Like waking up to homophobia, it happened during seminary, though the event I'm referencing wasn't specific to the God Quad. Like all first-year seminarians at the Perkins School of Theology, I was taking a course called "Introduction to Ministry." It was a frustrating course: we came in expecting basic nuts-and-bolts lectures on preaching, prayer, visitation, Bible study, administration, counseling--things ministers actually do. Instead, the three-professor team fed us meandering meditations on pop sociology that seemed to be aimed at convincing us congregations were problematic communities that would give us nothing but trouble. The one useful aspect of the first semester was the case study, an in-depth analysis of a particular congregation in the Dallas metroplex. I did mine on Casa View, a church that had had the same pastor since its founding in the early 1950s. The congregation had quickly grown to 800--and then Rev. Wil Bailey began to preach about civil rights, and justice for persons of color. Almost overnight, the congregation shrank by two thirds, a situation exacerbated by the church council's decision to request the appointment of an African-American associate pastor. Thirty years later, the congregation had shrunk even more; too small now to support an associate, it continued to be led by Rev. Bailey, as it would until his retirement. I was inspired by the witness of this now small congregation, its dedication to justice, the commitment of its members to advocate for the marginalized. And yet, despite its history and continuing work on behalf of African-Americans, Casa View's active membership was almost completely white.
The second semester of Introduction to Ministry included a project called the "Inter-Ethnic Experience." Realizing that most Perkins students were white and had grown up in segregated communities, the seminary assigned every first-year student to a congregation of a different ethnicity from their own. I was assigned to a Hispanic congregation that met at an Episcopal cathedral. My college Spanish was recent enough that I was mostly able to follow along during services, but the part of the experience that made the biggest impression on me was the presence of so many small, very active children in worship.
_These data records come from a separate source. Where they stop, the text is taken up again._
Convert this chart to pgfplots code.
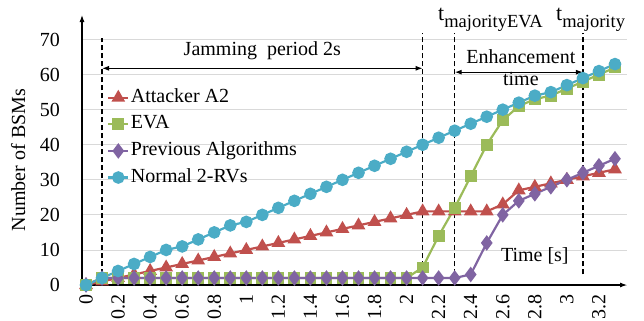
\documentclass[border=0pt]{standalone}
\usepackage{fontspec}
\setmainfont{Liberation Serif}
\usepackage{pgfplots}
\pgfplotsset{compat=1.18}
\usepackage{pgfplotstable}
\usetikzlibrary{arrows.meta}
\definecolor{cA}{HTML}{C0504D}
\definecolor{cE}{HTML}{9BBB59}
\definecolor{cP}{HTML}{8064A2}
\definecolor{cN}{HTML}{4BACC6}
\pgfplotstableread{
t   A  E  P  N
0   0  0  0  0
0.1 1  2  2  2
0.2 2  2  2  4
0.3 3  2  2  6
0.4 4  2  2  8
0.5 5  2  2  10
0.6 6  2  2  11
0.7 7  2  2  13
0.8 8  2  2  15
0.9 9  2  2  17
1.0 10 2  2  18
1.1 11 2  2  20
1.2 12 2  2  22
1.3 13 2  2  24
1.4 14 2  2  26
1.5 15 2  2  28
1.6 16 2  2  30
1.7 17 2  2  32
1.8 18 2  2  34
1.9 19 2  2  36
2.0 20 2  2  38
2.1 21 5  2  40
2.2 21 14 2  42
2.3 21 22 2  44
2.4 21 31 3  46
2.5 21 40 12 48
2.6 23 47 20 50
2.7 27 51 24 52
2.8 28 53 26 54
2.9 29 54 28 55
3.0 30 56 30 57
3.1 31 58 32 59
3.2 32 60 34 61
3.3 33 62 36 63
}\data
\begin{document}
\fontsize{20bp}{24bp}\selectfont
\begin{tikzpicture}
\begin{axis}[name=ax, scale only axis, width=545bp, height=270bp,
  xmin=-0.025, xmax=3.375, ymin=0, ymax=77,
  axis lines=left,
  axis line style={line width=1.1bp, -{Latex[length=7bp,width=5bp]}},
  /pgf/number format/assume math mode=true,
  xtick={0,0.2,0.4,0.6,0.8,1,1.2,1.4,1.6,1.8,2,2.2,2.4,2.6,2.8,3,3.2},
  xticklabels={0,0.2,0.4,0.6,0.8,1,1.2,1.4,1.6,1.8,2,2.2,2.4,2.6,2.8,3,3.2},
  xticklabel style={yshift=-9bp, rotate=90, anchor=east, inner sep=0pt},
  ytick={0,10,20,30,40,50,60,70},
  yticklabel style={anchor=east, inner sep=0pt, xshift=-22bp},
  major tick length=0pt,
  ymajorgrids, grid style={color=black!15, line width=0.8bp},
  ylabel={Number of BSMs},
  ylabel style={at={(axis description cs:-0.117,0.463)}, anchor=center},
  clip=false,
  legend cell align=left,
  legend image code/.code={\draw[mark repeat=2,mark phase=2] plot coordinates {(0bp,0bp)(10bp,0bp)(20bp,0bp)};},
  legend style={at={(axis cs:0.131,56.6)}, anchor=north west, draw=none, fill=none,
    inner sep=0pt, row sep=4.6bp, nodes={inner sep=1.5bp, text height=14bp, text depth=5bp}},
  every axis plot/.append style={line width=2.2bp},
]
\addplot[color=cA, mark=triangle*, mark size=5.8bp, mark options={solid}] table[x=t,y=A] {\data};
\addlegendentry{Attacker A2}
\addplot[color=cE, mark=square*, mark size=4.8bp, mark options={solid}] table[x=t,y=E] {\data};
\addlegendentry{EVA}
\addplot[color=cP, mark=diamond*, mark size=6bp, mark options={solid}] table[x=t,y=P] {\data};
\addlegendentry{Previous Algorithms}
\addplot[color=cN, mark=*, mark size=5.2bp, mark options={solid}] table[x=t,y=N] {\data};
\addlegendentry{Normal 2-RVs}

\begin{scope}[line width=1.2bp, dash pattern=on 5bp off 3bp]
\draw (axis cs:0.1,3) -- (axis cs:0.1,70.5);
\draw (axis cs:2.1,3) -- (axis cs:2.1,72);
\draw (axis cs:2.3,3) -- (axis cs:2.3,72);
\draw (axis cs:3.1,3) -- (axis cs:3.1,72);
\end{scope}
\draw[line width=1.1bp, {Latex[length=7bp,width=5bp]}-{Latex[length=7bp,width=5bp]}] (axis cs:0.1,61.8) -- (axis cs:2.1,61.8);
\draw[line width=1.1bp, {Latex[length=7bp,width=5bp]}-{Latex[length=7bp,width=5bp]}] (axis cs:2.3,60.7) -- (axis cs:3.1,60.7);
\node[anchor=base, inner sep=0pt] at (axis cs:1.10,65.5) {Jamming\ \ period 2s};
\node[anchor=base, inner sep=0pt] at (axis cs:2.713,63.2) {Enhancement};
\node[anchor=base, inner sep=0pt] at (axis cs:2.713,57) {time};
\node[anchor=base, inner sep=0pt] at (axis cs:2.80,6.6) {Time [s]};
\node[anchor=base west, inner sep=0pt] at (axis cs:2.196,75.5) {{\fontsize{22bp}{24bp}\selectfont t}\raisebox{-7bp}{\fontsize{18.5bp}{20bp}\selectfont majorityEVA}};
\node[anchor=base west, inner sep=0pt] at (axis cs:2.932,75.5) {{\fontsize{22bp}{24bp}\selectfont t}\raisebox{-7bp}{\fontsize{18.5bp}{20bp}\selectfont majority}};
\end{axis}
\pgfresetboundingbox
\useasboundingbox ([shift={(-82bp,-36bp)}]ax.south west) rectangle ([shift={(562bp,285bp)}]ax.south west);
\end{tikzpicture}
\end{document}
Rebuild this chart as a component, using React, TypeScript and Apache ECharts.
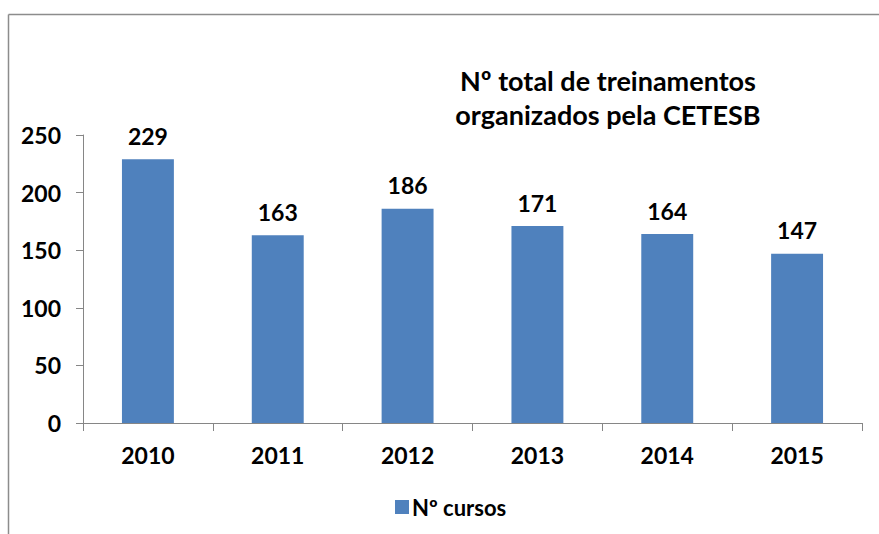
import React, { useEffect, useRef } from "react";
import * as echarts from "echarts";

const categories = ["2010", "2011", "2012", "2013", "2014", "2015"];
const cursos = [229, 163, 186, 171, 164, 147];
const seriesName = "Nº cursos";
const titleLines = ["Nº total de treinamentos", "organizados pela CETESB"];

const FONT = "Lato, 'Noto Sans', sans-serif";

export default function App() {
  const ref = useRef<HTMLDivElement>(null);
  useEffect(() => {
    if (!ref.current) return;
    const chart = echarts.init(ref.current, null, { renderer: "svg" });
    chart.setOption({
      animation: false,
      backgroundColor: "#ffffff",
      textStyle: { fontFamily: FONT },
      title: {
        text: titleLines.join("\n"),
        left: 603,
        top: 58,
        textAlign: "center",
        textStyle: {
          fontFamily: FONT,
          fontSize: 27,
          fontWeight: "bold",
          color: "#000",
          lineHeight: 34,
        },
      },
      legend: {
        data: [seriesName],
        left: 390,
        top: 491,
        itemWidth: 14,
        itemHeight: 14,
        itemGap: 4,
        icon: "rect",
        textStyle: { fontFamily: FONT, fontSize: 22, color: "#000", fontWeight: "bold", padding: [0, 0, 0, -2] },
      },
      grid: { left: 83, right: 17, top: 135, bottom: 111 },
      xAxis: {
        type: "category",
        data: categories,
        axisLine: { lineStyle: { color: "#868686", width: 1 } },
        axisTick: { show: true, length: 8, alignWithLabel: false, lineStyle: { color: "#868686" } },
        axisLabel: { fontFamily: FONT, fontSize: 23, fontWeight: "bold", color: "#000", margin: 20 },
      },
      yAxis: {
        type: "value",
        min: 0,
        max: 250,
        interval: 50,
        axisLine: { show: true, lineStyle: { color: "#868686", width: 1 } },
        axisTick: { show: true, length: 7, lineStyle: { color: "#868686" } },
        splitLine: { show: false },
        axisLabel: { fontFamily: FONT, fontSize: 23, fontWeight: "bold", color: "#000", margin: 22 },
      },
      series: [
        {
          name: seriesName,
          type: "bar",
          data: cursos,
          barWidth: "40%",
          itemStyle: { color: "#4F81BD" },
          label: {
            show: true,
            position: "top",
            distance: 12,
            fontFamily: FONT,
            fontSize: 23,
            fontWeight: "bold",
            color: "#000",
          },
        },
      ],
      graphic: [
        {
          type: "line",
          shape: { x1: 8.5, y1: 14.5, x2: 879, y2: 14.5 },
          style: { stroke: "#8c8c8c", lineWidth: 1.5 },
          silent: true,
        },
        {
          type: "line",
          shape: { x1: 8.5, y1: 14.5, x2: 8.5, y2: 534 },
          style: { stroke: "#8c8c8c", lineWidth: 1.5 },
          silent: true,
        },
      ],
    });
    return () => chart.dispose();
  }, []);
  return (
    <div
      ref={ref}
      style={{ position: "fixed", left: 0, top: 0, width: 879, height: 534 }}
    />
  );
}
That lesson was to stay with me throughout my pastoral career; but the real watershed, the experience that shattered my identity, was an add-on.
It was presented to us one morning in the large lecture hall as a way to get credit for a few more inter-ethnic hours (we had to reach a certain minimum to pass the requirement): a seminar on racism to be held up the hill, in a ballroom in SMU's student center, the following evening. Having a Sunday morning choir directing job was making it hard for me to get in enough hours with my assigned church, so I was eager to participate. The night of the seminar, I arrived and took my seat. I didn't see any of my seminary classmates there--most in attendance were undergrads--and I was immediately aware of this group being far more diverse than most classes I was taking at Perkins. The doors were closed and Charles H. King, Jr., took the stage.
Rev. King's New York Times obituary doesn't say much about him, but it does give an idea what that seminary in early 1986 was like. King zeroed in on the white members of the audience, and spent the next three hours indicting us for everything that Black people had ever had to suffer in the United States, as well as everything that continued to keep so many of them poor and oppressed. It was a tour-de-force of a revival sermon, passionately and powerfully delivered, and by the end of it, I felt fully convicted of my guilt as an oppressor, guilt I could never completely atone for, never escape as long as I continued to have white skin.
Prior to seminary, I had had one African-American friend. It wasn't that I'd ever felt any antipathy toward persons of color: I just happened to have grown up in the Pacific Northwest, a region not known for its racial diversity. In Dallas, despite having a Black roommate and many Black classmates, I never really succeeded in making any Black friends. I put that down almost entirely to the guilt I felt for years after that seminar. It's very hard to be friendly with people when you feel like you should be apologizing constantly to them for something you can never make right. It would be five years before I was finally able to move on from the guilty awkwardness that seminar had infused me with.
The proximity filter is an essential part of how we make friends: you can't have relationships with people until you've met them. Social media is making this less of a factor, but it's still easiest to be friends with people with whom you share a zip code. After seminary, I returned to Oregon, and almost all of my ministry was in rural settings. There were very few persons of color in the churches I served. It wasn't until I left ministry and began teaching that I found myself in urban schools with diverse student bodies. This was particularly the case in the Reynolds District, where I worked prior to my current suburban job in Tualatin. My classes there were a rainbow of skin tones. And I loved it.
A big part of working with those students, many of whom had extreme behavior issues, was constantly checking myself to be sure I wasn't responding out of racism or classism. It was a hard three years I spent there, though most of that difficulty I put down to the setting and administration.
As hard as it was, it was also healing. Few of these children had chips on their shoulders. Many readily expressed their affection to me. It was liberating to realize I could love even difficult children, without regard to their color or ethnicity; and also to realize that some children simply can't be reached, and again, this is not a factor of color or ethnicity. Some of the most challenging children were white; some of the best-behaved were Black or Hispanic. When it came to basic humanity, the differences of color, language, creed were incidental: above all else, they were children, I was their teacher, and I loved them.
Growing up in pure or nearly pure-white communities, I never had the chance to learn this lesson. My parents were progressive, and never would have tolerated any expressions of racism from me, but there was no way for me to see persons of color as anything other than exotic. It's unfortunate that I couldn't discover my shared humanity with them, and learn to appreciate them, in the same way it happened with gay people: gradually, gently, as a slowly maturing revelation. Then again, perhaps I needed that harsh wake-up call. I know I worked harder at dealing with my ethnic responsibility and guilt for the plight of persons of color as a result.
Our nation has just been delivered a wake-up call of its own. White nationalists are a small minority of Americans who are feeling disproportionately empowered by a President who feels obligated to pander to them at every opportunity. In the last 24 hours, this President has pardoned Joe Arpaio, a racist sheriff who committed genocidal crimes against Hispanic persons, announced he will no longer extend tolerance to children of undocumented immigrants who were brought here by their parents, and instructed the military services to begin discriminating against trans-gendered volunteers. Most Americans disagree with these policies, and ultimately, they will be reversed. The question is how far down the intolerant rabbit hole we'll permit the administration to go.